A while back I shared some photos that I described as forest tunnels.  These images became a bit of a fixation for a while.  I was attuned and looking for them whenever I was out walking.  I did translate one into a wood engraving, carved on another piece of Birch wood cut from the same branch as the block for View of Black Mountain.  A number of people told me they really liked the forest tunnels, so I thought I should post an image of the engraving as well.

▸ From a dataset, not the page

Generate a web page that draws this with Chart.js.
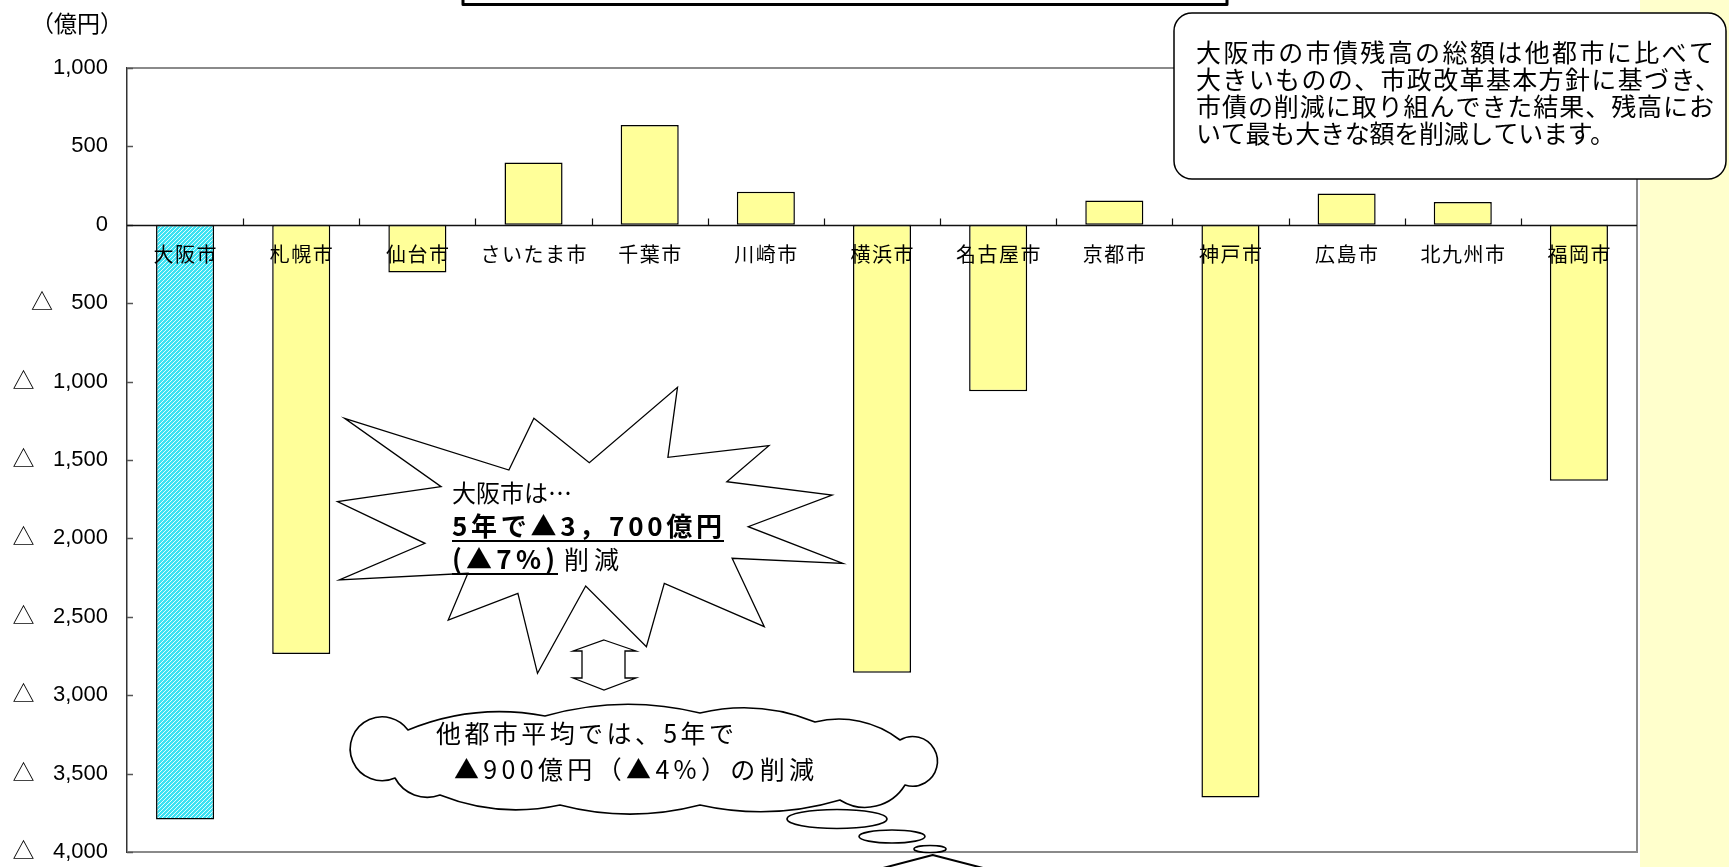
<!DOCTYPE html>
<html><head><meta charset="utf-8">
<script src="https://cdn.jsdelivr.net/npm/chart.js@4.4.1/dist/chart.umd.min.js"></script>
<style>html,body{margin:0;padding:0;background:#fff;overflow:hidden}#wrap{position:relative;width:1729px;height:867px}</style>
</head><body><div id="wrap"><canvas id="c"></canvas></div>
<script>
// ---- data ----
const categories = ['大阪市','札幌市','仙台市','さいたま市','千葉市','川崎市','横浜市','名古屋市','京都市','神戸市','広島市','北九州市','福岡市'];
const changeValues = [-3792, -2737, -305, 397, 637, 210, -2857, -1062, 155, -3652, 200, 145, -1632];
const yMin = -4000, yMax = 1000, yStep = 500;
const unitLabel = '（億円）';
const noteLines = ['大阪市の市債残高の総額は他都市に比べて','大きいものの、市政改革基本方針に基づき、','市債の削減に取り組んできた結果、残高にお','いて最も大きな額を削減しています。'];
const burstLine1 = '大阪市は…';
const burstLine2 = '5年で▲3，700億円';
const burstLine3a = '(▲7%)';
const burstLine3b = '削減';
const cloudLines = ['他都市平均では、5年で','▲900億円（▲4%）の削減'];

const JP = '"Noto Sans CJK JP", "Noto Sans CJK SC", sans-serif';
const LAT = '"Liberation Sans", Arial, "Noto Sans CJK JP", sans-serif';
const fmt = n => n.toLocaleString('en-US');

function hatch() {
  const c = document.createElement('canvas'); c.width = 4; c.height = 4;
  const g = c.getContext('2d');
  g.fillStyle = '#3CE2F2'; g.fillRect(0, 0, 4, 4);
  g.strokeStyle = 'rgba(255,255,255,0.85)'; g.lineWidth = 1;
  g.beginPath();
  g.moveTo(0, 4); g.lineTo(4, 0);
  g.moveTo(-1, 1); g.lineTo(1, -1);
  g.moveTo(3, 5); g.lineTo(5, 3);
  g.stroke();
  return g.createPattern(c, 'repeat');
}

function textW(ctx, t) { ctx.letterSpacing = '0px'; return ctx.measureText(t).width; }
function drawSpaced(ctx, t, x, y, ls) {
  ctx.letterSpacing = ls + 'px';
  ctx.textAlign = 'left';
  ctx.fillText(t, x, y);
  ctx.letterSpacing = '0px';
}
function fitText(ctx, t, x, y, W) {
  const n = [...t].length;
  const ls = n > 1 ? (W - textW(ctx, t)) / (n - 1) : 0;
  drawSpaced(ctx, t, x, y, ls);
  return ls;
}

function cloudPath(ctx, pts) {
  ctx.beginPath();
  for (let i = 0; i < pts.length; i++) {
    const [px, py, s] = pts[i];
    const [qx, qy] = pts[(i + 1) % pts.length];
    const dx = qx - px, dy = qy - py, c = Math.hypot(dx, dy);
    const nx = dy / c, ny = -dx / c;
    const r = (c * c / 4 + s * s) / (2 * s);
    const mx = (px + qx) / 2, my = (py + qy) / 2;
    const cx = mx - nx * (r - s), cy = my - ny * (r - s);
    const a1 = Math.atan2(py - cy, px - cx), a2 = Math.atan2(qy - cy, qx - cx);
    ctx.arc(cx, cy, r, a1, a2, false);
  }
  ctx.closePath();
}

function poly(ctx, pts) {
  ctx.beginPath();
  pts.forEach(([x, y], i) => i ? ctx.lineTo(x, y) : ctx.moveTo(x, y));
  ctx.closePath();
}

const decor = {
  id: 'decor',
  beforeDraw(chart) {
    const {ctx, chartArea: a} = chart;
    ctx.save();
    ctx.fillStyle = '#fff'; ctx.fillRect(0, 0, chart.width, chart.height);
    ctx.fillStyle = '#FFFFCC'; ctx.fillRect(a.right + 3, 0, chart.width - a.right - 3, chart.height);
    ctx.restore();
  },
  afterDatasetsDraw(chart) {
    const {ctx, chartArea: a, scales: {x: xs, y: ys}} = chart;
    ctx.save();
    // frame
    ctx.strokeStyle = '#8a8a8a'; ctx.lineWidth = 2;
    ctx.beginPath();
    ctx.moveTo(a.left, a.top); ctx.lineTo(a.right, a.top); ctx.lineTo(a.right, a.bottom); ctx.lineTo(a.left, a.bottom);
    ctx.stroke();
    // inward y ticks
    ctx.strokeStyle = '#555'; ctx.lineWidth = 1.5;
    ys.ticks.forEach(t => {
      const y = Math.round(ys.getPixelForValue(t.value)) + 0.5;
      ctx.beginPath(); ctx.moveTo(a.left, y); ctx.lineTo(a.left + 6, y); ctx.stroke();
    });
    // zero line
    const y0 = Math.round(ys.getPixelForValue(0)) + 0.5;
    ctx.strokeStyle = '#111'; ctx.lineWidth = 1.5;
    ctx.beginPath(); ctx.moveTo(a.left, y0); ctx.lineTo(a.right, y0); ctx.stroke();
    ctx.lineWidth = 1.2;
    for (let i = 1; i < categories.length; i++) {
      const x = Math.round((xs.getPixelForValue(i - 1) + xs.getPixelForValue(i)) / 2) + 0.5;
      ctx.beginPath(); ctx.moveTo(x, y0); ctx.lineTo(x, y0 - 7); ctx.stroke();
    }
    // category labels
    ctx.fillStyle = '#000'; ctx.font = '20px ' + JP; ctx.textBaseline = 'middle';
    const ls = 1.5;
    categories.forEach((c, i) => {
      const w = textW(ctx, c) + ls * ([...c].length - 1);
      drawSpaced(ctx, c, xs.getPixelForValue(i) - w / 2, y0 + 29, ls);
    });
    ctx.restore();
  },
  afterDraw(chart) {
    const {ctx} = chart;
    ctx.save();
    ctx.lineJoin = 'round';
    // unit label
    ctx.fillStyle = '#000'; ctx.font = '23px ' + JP; ctx.textBaseline = 'middle';
    ctx.textAlign = 'left';
    ctx.fillText(unitLabel, 31, 23);
    // title box (cut at top)
    ctx.fillStyle = '#fff'; ctx.strokeStyle = '#000'; ctx.lineWidth = 3;
    ctx.fillRect(463, -10, 764, 14.5); ctx.strokeRect(463, -10, 764, 14.5);
    // callout note
    ctx.lineWidth = 1.5;
    ctx.beginPath(); ctx.roundRect(1174, 13, 552, 166, 18); ctx.fill(); ctx.stroke();
    ctx.fillStyle = '#000'; ctx.font = '25px ' + JP; ctx.textBaseline = 'middle';
    const noteW = [518, 524, 518, 419];
    noteLines.forEach((t, i) => fitText(ctx, t, 1196, 52 + i * 27, noteW[i]));
    // starburst
    const burst = [[344.6,418.3],[508.9,470],[533.9,418.3],[589.3,462.7],[677.5,387.3],[667.9,457.3],[768.9,445.7],[726.8,481.7],[832.1,495],[748.2,526.7],[842.9,563.3],[732.1,558.3],[764.3,626.7],[664.3,583.3],[646.4,646.7],[585.7,586],[537.5,673.3],[517.9,593.3],[448.2,620],[467.9,573.3],[339.3,580],[425,543.3],[337.5,501.7],[441.1,486.7]];
    ctx.fillStyle = '#fff'; ctx.strokeStyle = '#000'; ctx.lineWidth = 1.3; ctx.lineJoin = 'miter';
    poly(ctx, burst); ctx.fill(); ctx.stroke();
    ctx.fillStyle = '#000'; ctx.textBaseline = 'middle';
    ctx.font = '24px ' + JP;
    drawSpaced(ctx, burstLine1, 452, 493, 0);
    ctx.font = 'bold 26px ' + JP;
    fitText(ctx, burstLine2, 452, 526, 270);
    ctx.fillRect(452, 540, 272, 2);
    fitText(ctx, burstLine3a, 452, 559, 103);
    ctx.fillRect(452, 573, 106, 2);
    ctx.font = '25px ' + JP;
    drawSpaced(ctx, burstLine3b, 564, 559, 5);
    // double arrow
    const arrow = [[604,640],[636,651],[625,651],[625,678],[636,678],[604,690],[573,678],[582,678],[582,651],[573,651]];
    ctx.fillStyle = '#fff'; ctx.lineWidth = 1.3;
    poly(ctx, arrow); ctx.fill(); ctx.stroke();
    // cloud
    const cloud = [[408,730,10],[545,716,10],[700,713,9],[815,722,10],[900,740,35],[905,785,14],[840,800,9],[700,805,9],[560,805,9],[440,795,9],[395,778,52]];
    ctx.lineJoin = 'round'; ctx.lineWidth = 1.6;
    cloudPath(ctx, cloud); ctx.fill(); ctx.stroke();
    ctx.fillStyle = '#000'; ctx.font = '25px ' + JP;
    fitText(ctx, cloudLines[0], 436, 733, 298);
    fitText(ctx, cloudLines[1], 454, 769, 360);
    // thought bubbles
    ctx.fillStyle = '#fff';
    [[837,819,50,9.5],[892,836.5,33,6.5],[930,849,16,3.5]].forEach(([x,y,rx,ry]) => {
      ctx.beginPath(); ctx.ellipse(x, y, rx, ry, 0, 0, Math.PI * 2); ctx.fill(); ctx.stroke();
    });
    ctx.lineWidth = 2;
    ctx.beginPath(); ctx.moveTo(883, 868); ctx.lineTo(932.7, 855); ctx.lineTo(983, 868); ctx.stroke();
    ctx.restore();
  }
};

const ctx = document.getElementById('c').getContext('2d');
const pattern = hatch();
new Chart(ctx, {
  type: 'bar',
  data: {
    labels: categories,
    datasets: [{
      data: changeValues,
      backgroundColor: categories.map((c, i) => i === 0 ? pattern : '#FFFF99'),
      borderColor: '#000',
      borderWidth: 1.5,
      borderSkipped: false,
      barPercentage: 0.5,
      categoryPercentage: 1
    }]
  },
  options: {
    responsive: true,
    maintainAspectRatio: false,
    animation: false,
    devicePixelRatio: 1,
    layout: { padding: { left: 0, top: 68, right: 92, bottom: 15 } },
    plugins: { legend: { display: false }, tooltip: { enabled: false }, title: { display: false } },
    scales: {
      x: { display: false },
      y: {
        min: yMin, max: yMax,
        afterFit: s => { s.width = 127; s.paddingTop = 0; s.paddingBottom = 0; },
        ticks: {
          stepSize: yStep, color: '#000', padding: 19,
          font: { family: LAT, size: 22 },
          callback: v => v < 0 ? '△   ' + fmt(-v) : fmt(v)
        },
        grid: { display: false, drawTicks: false },
        border: { display: true, color: '#333', width: 1.5 }
      }
    }
  },
  plugins: [decor]
});
</script></body></html>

Forest Tunnel, Peter McLean, Wood Engraving, 2011

Travels

November 21, 2011

I’ve been enjoying a rather different enviroment to California, travelling the green (and often wet, cold, and/or windy) hills and valleys of New Zealand.  Brief and intermitant access to a computer makes keeping up with log posts difficult though.  So today I’m going to cheat, and suggest you go and have a look at a new travel blog from Rob Bertels, with whom I shared some of my last travels in California.  He writes about our shared journey here.  But that was weeks ago now – I’ll have lots of posting to catch up on when I get ‘home’ in mid December.  Inverted commas being necessary since the physical location of home is somewhat undetermined at the moment.  In the meantime Rob has moved on to Mexico, so do check out all his writings (and pictures) at walkinghomefromschool.wordpress.com

site

October 30, 2011

Posts have become sparse lately, a symptom of having too much fun travelling and exploring.  Recent weeks have allowed the resumption of an ongoing project that has been latent for too long.  Whenever I camp, I take a photo of  my tent to represent each nights camp.  Just now I am wondering if this project has a title?  I haven’t considered it before, since so far it hasn’t had any physical outcome, just a growing file of photo’s to be used for something one day.  They are closely tied to some past drawings titled ‘sites of occupation’ which also documented camping sites, so perhaps it is part of a larger project under that banner.  Like much of what I do, these photo’s, taken as a set, contain interesting binaries.  In this case, the consistency of my familiar* set of camp equipment contrasts with the changing locations and my old theme of Nature/Culture is there too of course.  So, as I sit in the Auckland Library, having just arrived in New Zealand, here is the USA subset of tent photo’s.

 

(*those few readers who are very familiar with my two old tents may have noticed I have splurged on a new one! A two man ultralight from Big Agnus with a sagebush coloured fly.  The orange tent belongs to my fellow traveller for part of the way)

open studio

September 27, 2011

Lucid Art Foundation hosted the open house and studio day this past weekend here at the JB Blunk residency.  It feels like the climax of artistic activity, since it was my chance to show what I’ve been doing.  Of course there are still a few things I want to finish in the little time left. I didn’t really manage any pictures of the crowd, since I was too busy talking and doing print demos then, but here are some from my installation.

 

Thanks to everyone who came along!

 

it comes it goes, but it’s always lurking

September 12, 2011

The Fog!  Of course the San Francisco region is famously foggy, and West Marin is no exception.  Sometimes it comes sneaking down the long narrow Tomales Bay, following the line of the San Andreas Fault.  Sometimes it comes streaming up over the Inverness Ridge driven by a cool breeze off the ocean.  Sometimes it is clear and sunny with not a cloud in sight, but you know the fog is waiting just off shore, ready to reclaim the airspace once the day cools or the wind changes.  How could I spend time here and not try to capture this ever-present but ever changing element of the landscape.

Fog drawings are chalk on black paper, and on the white paper are charcoal drawings focussing on the forest shadows.  Each sheet is 56×76 cm half sheet of stonehenge.